We still need to shift the paradigm.

I am coming to the conclusion that even the most progressive of political parties are stalling.

I know that there are very sound people working away at policy positions and that the left still manage to oppose the worst excesses of the continuing neo-liberal onslaught, but it seems to mean that the problem remains that we are using the current political and economic paradigm as the model to pass our deliberations on.

But that's just Realpolitik right?  People out there expect us to present policy that is familiar, even if they
fundamentally disagree with it.  We have to do with the reality as we find it.  We didn't create it, what can we do? We can analyse using Marx or gramsci of course and that's ok, but none of this moves us away from having to deal with the socio-economic-political landscape that has come to dominate the USA and Europe.

Wrong.

It would be much more interesting and, I believe, necessary to start introducing more creativity into policy.  I
have said before that if policy positions are put out there, it is not beyond the wit and wisdom of all progressive economists to figure out how to finance it.
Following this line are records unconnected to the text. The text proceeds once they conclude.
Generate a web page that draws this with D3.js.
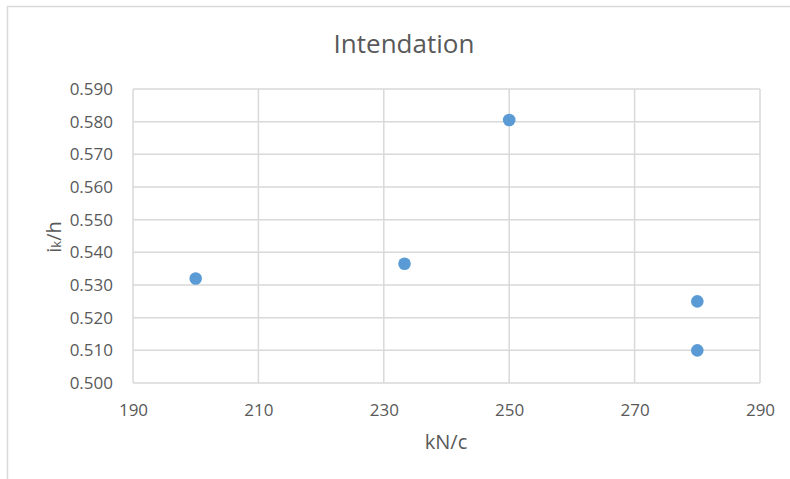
<!DOCTYPE html>
<html>
<head>
<meta charset="utf-8">
<script src="https://cdn.jsdelivr.net/npm/d3@7"></script>
<style>
  html, body { margin: 0; padding: 0; background: #fff; }
  svg { display: block; font-family: "Open Sans", "Liberation Sans", sans-serif; }
</style>
</head>
<body>
<svg id="chart" width="790" height="479"></svg>
<script>
// Indentation measurements: load (kN/c) against relative depth (ik/h)
const loadValues = [200, 233.3, 250, 280, 280];
const depthRatios = [0.532, 0.5365, 0.5805, 0.525, 0.510];
const xTicks = [190, 210, 230, 250, 270, 290];
const yTicks = [0.500, 0.510, 0.520, 0.530, 0.540, 0.550, 0.560, 0.570, 0.580, 0.590];

const svg = d3.select("#chart");
const plot = { left: 133, right: 760, top: 89, bottom: 383 };
const textColor = "#595959";

// Outer chart frame
svg.append("rect")
  .attr("x", 7.5).attr("y", 6.5)
  .attr("width", 820).attr("height", 520)
  .attr("fill", "#fff")
  .attr("stroke", "#d9d9d9").attr("stroke-width", 1.5);

const x = d3.scaleLinear().domain([190, 290]).range([plot.left, plot.right]);
const y = d3.scaleLinear().domain([0.500, 0.590]).range([plot.bottom, plot.top]);

// Gridlines
const grid = svg.append("g").attr("class", "grid");
grid.selectAll("line.h").data(yTicks).join("line")
  .attr("class", "h")
  .attr("x1", plot.left).attr("x2", plot.right)
  .attr("y1", d => y(d)).attr("y2", d => y(d))
  .attr("stroke", "#d9d9d9").attr("stroke-width", 1.5);
grid.selectAll("line.v").data(xTicks).join("line")
  .attr("class", "v")
  .attr("x1", d => x(d)).attr("x2", d => x(d))
  .attr("y1", plot.top).attr("y2", plot.bottom)
  .attr("stroke", "#d9d9d9").attr("stroke-width", 1.5);

// Axes (labels only; gridlines act as the frame)
const xAxis = svg.append("g")
  .attr("transform", `translate(0,${plot.bottom})`)
  .call(d3.axisBottom(x).tickValues(xTicks).tickSize(0).tickPadding(21).tickFormat(d3.format("d")));
const yAxis = svg.append("g")
  .attr("transform", `translate(${plot.left},0)`)
  .call(d3.axisLeft(y).tickValues(yTicks).tickSize(0).tickPadding(20).tickFormat(d3.format(".3f")));
[xAxis, yAxis].forEach(a => {
  a.select(".domain").remove();
  a.selectAll("text")
    .attr("fill", textColor)
    .style("font-size", "17px")
    .style("font-family", "\"Open Sans\", \"Liberation Sans\", sans-serif");
});

// Data points
svg.append("g").selectAll("circle")
  .data(loadValues.map((v, i) => [v, depthRatios[i]]))
  .join("circle")
  .attr("cx", d => x(d[0]))
  .attr("cy", d => y(d[1]))
  .attr("r", 6.3)
  .attr("fill", "#5b9bd5");

// Title
svg.append("text")
  .attr("x", 404).attr("y", 53)
  .attr("text-anchor", "middle")
  .attr("fill", textColor)
  .style("font-size", "26px")
  .text("Intendation");

// X axis title
svg.append("text")
  .attr("x", 446).attr("y", 449)
  .attr("text-anchor", "middle")
  .attr("fill", textColor)
  .style("font-size", "20px")
  .text("kN/c");

// Y axis title with subscript k
const yTitle = svg.append("text")
  .attr("transform", "translate(61,237) rotate(-90)")
  .attr("text-anchor", "middle")
  .attr("fill", textColor)
  .style("font-size", "20px");
yTitle.append("tspan").text("i");
yTitle.append("tspan").style("font-size", "13px").text("k");
yTitle.append("tspan").text("/h");
</script>
</body>
</html>
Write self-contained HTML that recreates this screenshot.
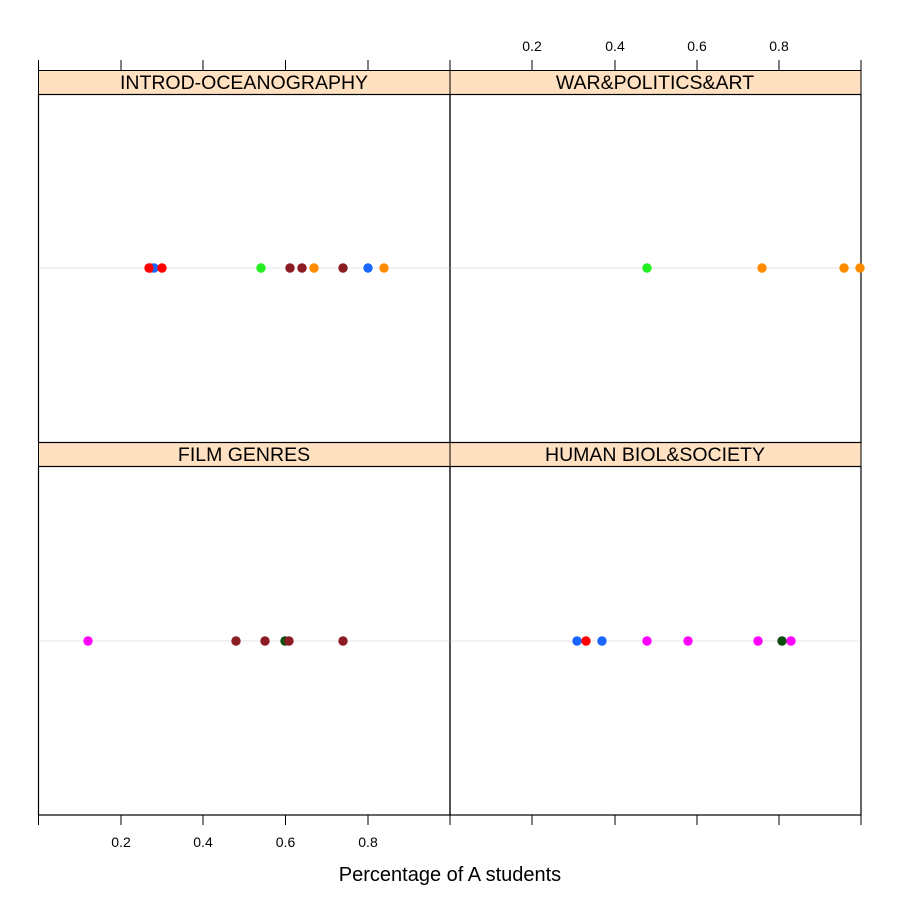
<!DOCTYPE html>
<html><head><style>body{margin:0;background:#fff}</style></head><body>
<svg width="900" height="900" xmlns="http://www.w3.org/2000/svg" font-family="Liberation Sans, Arial, sans-serif">
<rect width="900" height="900" fill="#fff"/>
<rect x="38.5" y="70.5" width="411.5" height="24" fill="#ffe0c1" stroke="#000"/>
<rect x="450" y="70.5" width="411" height="24" fill="#ffe0c1" stroke="#000"/>
<rect x="38.5" y="442.5" width="411.5" height="24" fill="#ffe0c1" stroke="#000"/>
<rect x="450" y="442.5" width="411" height="24" fill="#ffe0c1" stroke="#000"/>
<g font-size="19.5" text-anchor="middle" fill="#000">
<text x="244" y="89">INTROD-OCEANOGRAPHY</text>
<text x="655" y="89">WAR&amp;POLITICS&amp;ART</text>
<text x="244" y="461">FILM GENRES</text>
<text x="655" y="461">HUMAN BIOL&amp;SOCIETY</text>
</g>
<g fill="none" stroke="#000" stroke-width="1.2">
<rect x="38.5" y="94.5" width="411.5" height="348"/>
<rect x="450" y="94.5" width="411" height="348"/>
<rect x="38.5" y="466.5" width="411.5" height="348.5"/>
<rect x="450" y="466.5" width="411" height="348.5"/>
</g>
<g stroke="#e6e6e6" stroke-width="1">
<line x1="39" y1="268" x2="449.5" y2="268"/>
<line x1="450.5" y1="268" x2="860.5" y2="268"/>
<line x1="39" y1="641" x2="449.5" y2="641"/>
<line x1="450.5" y1="641" x2="860.5" y2="641"/>
</g>
<g stroke="#000" stroke-width="1">
<line x1="38.5" y1="60" x2="38.5" y2="70"/><line x1="121" y1="60" x2="121" y2="70"/><line x1="203" y1="60" x2="203" y2="70"/><line x1="285.5" y1="60" x2="285.5" y2="70"/><line x1="368" y1="60" x2="368" y2="70"/><line x1="450" y1="60" x2="450" y2="70"/>
<line x1="532" y1="60" x2="532" y2="70"/><line x1="615" y1="60" x2="615" y2="70"/><line x1="697" y1="60" x2="697" y2="70"/><line x1="779" y1="60" x2="779" y2="70"/><line x1="861" y1="60" x2="861" y2="70"/>
<line x1="38.5" y1="815" x2="38.5" y2="825"/><line x1="121" y1="815" x2="121" y2="825"/><line x1="203" y1="815" x2="203" y2="825"/><line x1="285.5" y1="815" x2="285.5" y2="825"/><line x1="368" y1="815" x2="368" y2="825"/><line x1="450" y1="815" x2="450" y2="825"/>
<line x1="532" y1="815" x2="532" y2="825"/><line x1="615" y1="815" x2="615" y2="825"/><line x1="697" y1="815" x2="697" y2="825"/><line x1="779" y1="815" x2="779" y2="825"/><line x1="861" y1="815" x2="861" y2="825"/>
</g>
<g font-size="14" text-anchor="middle" fill="#000">
<text x="121" y="847">0.2</text><text x="203" y="847">0.4</text><text x="285.5" y="847">0.6</text><text x="368" y="847">0.8</text>
<text x="532" y="51">0.2</text><text x="615" y="51">0.4</text><text x="697" y="51">0.6</text><text x="779" y="51">0.8</text>
</g>
<text x="450" y="881" font-size="20" text-anchor="middle">Percentage of A students</text>
<g>
<circle cx="150" cy="268" r="4.7" fill="#ff0000"/>
<circle cx="154" cy="268" r="4.7" fill="#1a66ff"/>
<circle cx="149" cy="268" r="4.7" fill="#ff0000"/>
<circle cx="162" cy="268" r="4.7" fill="#ff0000"/>
<circle cx="261" cy="268" r="4.7" fill="#22ee22"/>
<circle cx="290" cy="268" r="4.7" fill="#8b1c24"/>
<circle cx="302" cy="268" r="4.7" fill="#8b1c24"/>
<circle cx="314" cy="268" r="4.7" fill="#ff8c00"/>
<circle cx="343" cy="268" r="4.7" fill="#8b1c24"/>
<circle cx="368" cy="268" r="4.7" fill="#1a66ff"/>
<circle cx="384" cy="268" r="4.7" fill="#ff8c00"/>
<circle cx="647" cy="268" r="4.7" fill="#22ee22"/>
<circle cx="762" cy="268" r="4.7" fill="#ff8c00"/>
<circle cx="844" cy="268" r="4.7" fill="#ff8c00"/>
<circle cx="860" cy="268" r="4.7" fill="#ff8c00"/>
<circle cx="88" cy="641" r="4.7" fill="#ff00ff"/>
<circle cx="236" cy="641" r="4.7" fill="#8b1c24"/>
<circle cx="265" cy="641" r="4.7" fill="#8b1c24"/>
<circle cx="285" cy="641" r="4.7" fill="#0d4d0d"/>
<circle cx="289" cy="641" r="4.7" fill="#8b1c24"/>
<circle cx="343" cy="641" r="4.7" fill="#8b1c24"/>
<circle cx="577" cy="641" r="4.7" fill="#1a66ff"/>
<circle cx="586" cy="641" r="4.7" fill="#ff0000"/>
<circle cx="602" cy="641" r="4.7" fill="#1a66ff"/>
<circle cx="647" cy="641" r="4.7" fill="#ff00ff"/>
<circle cx="688" cy="641" r="4.7" fill="#ff00ff"/>
<circle cx="758" cy="641" r="4.7" fill="#ff00ff"/>
<circle cx="782" cy="641" r="4.7" fill="#0d4d0d"/>
<circle cx="791" cy="641" r="4.7" fill="#ff00ff"/>
</g>
</svg>
</body></html>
My dad and people in his generation (the 1940's-70's) believed that the future would hold less physical work and more leisure time for the working class - for everyone.  When do we ever hear anybody on the left seriously advocate less working hours.  Not just a few hours here and there, but a three day week, for example.  What about moving arts and leisure up as political priorities.  The value of time and space - real quality of life issues.  The process of offering a vision that takes us away from wage slavery, ill health, an education system focused on point scoring and not rounded learning and universally available flexible childcare and special needs support requires more than a rebuttal of current policy.  It is a fundamentally a much wider project that must be advanced here if we are to avoid a continued slide into misery for the greater number of us.

None of this is in the political agenda in any serious way in my view and it needs to be introduced.  A serious
debate must begin. It takes brave people to do this in the face of ridicule from some on the left as well as the
usual suspects and it is a longer term project for progressives to embark on, but the fact remains that we are not winning on the battlefield - the paradigm - that exists.  We have to shift the paradigm.